Forastero means 'stranger' or 'outsider' in Spanish. The most commonly grown cacao is Forastero. It is most likely native to the Amazon basin. Today, Forastero is mainly grown in Africa, Ecuador, and Brazil and accounts for 80% of the world’s cocoa supply. What makes it so popular is that it is harder and less susceptible to diseases. It has a higher yield than the Criollo variety. Forastero cacao has purple-colored beans and is mainly used to give chocolate its full-bodied flavor. Its bitter taste has a short
duration and is unsupported by secondary flavors, which is why it is often blended with superior cacao. There are many Forastero subspecies: Amelonado, Cundeamor, and Calabacillo. Amelonado cacao is the most extensively planted cocoa of all. Forastero derives its name from the Spanish importer first to import criollo cacao exclusively from Venezuela. They regarded Criollo as the original variety of cocoa, as opposed to the ‘foreign’ Forastero variety from the Amazonian region.


Trinitario is a natural hybrid biological class resulting from cross-pollination.
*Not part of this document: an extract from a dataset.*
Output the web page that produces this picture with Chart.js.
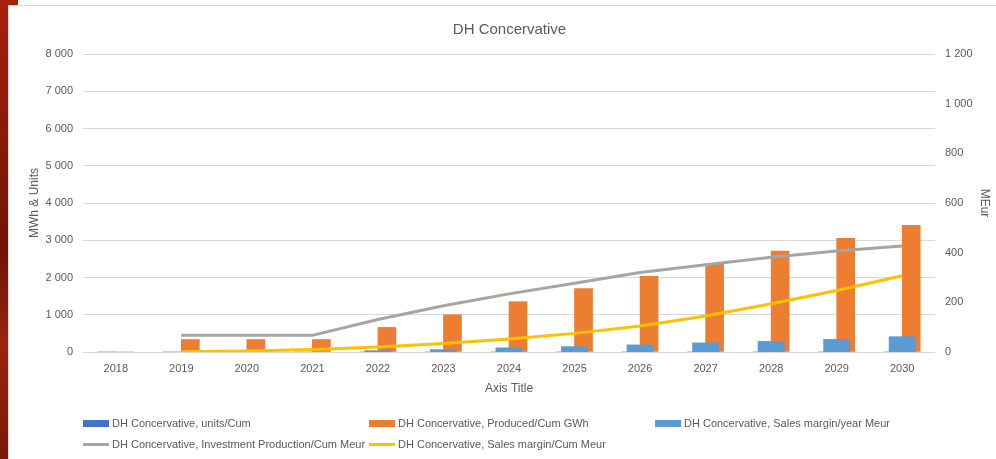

Legend recounts that it first came into existence on the Island of Trinidad after a hurricane nearly completely destroyed the local Criollo crops in 1727. Assuming all the trees were dead, the plantations were replanted with Forastero, but spontaneous hybrids appeared. Trinitario combines the best of the two other main varieties: the hardiness and high yield of Forastero and the refined taste of Criollo. Forastero seeds were brought from Venezuela and cross-fertilized with the native criollo beans, resulting in the Trinitario. The quality of the cocoa varies between average and superior. It is the predominant fine flavor cacao. Trinitario populations are usually variable in pod and bean characteristics because the parents have highly contrasting characters. They can now be found in all the countries where Criollo cacao was once grown: Mexico, the Caribbean islands, Colombia, Venezuela, and in parts of Southeast Asia. They represent about 12% of the world's cocoa production.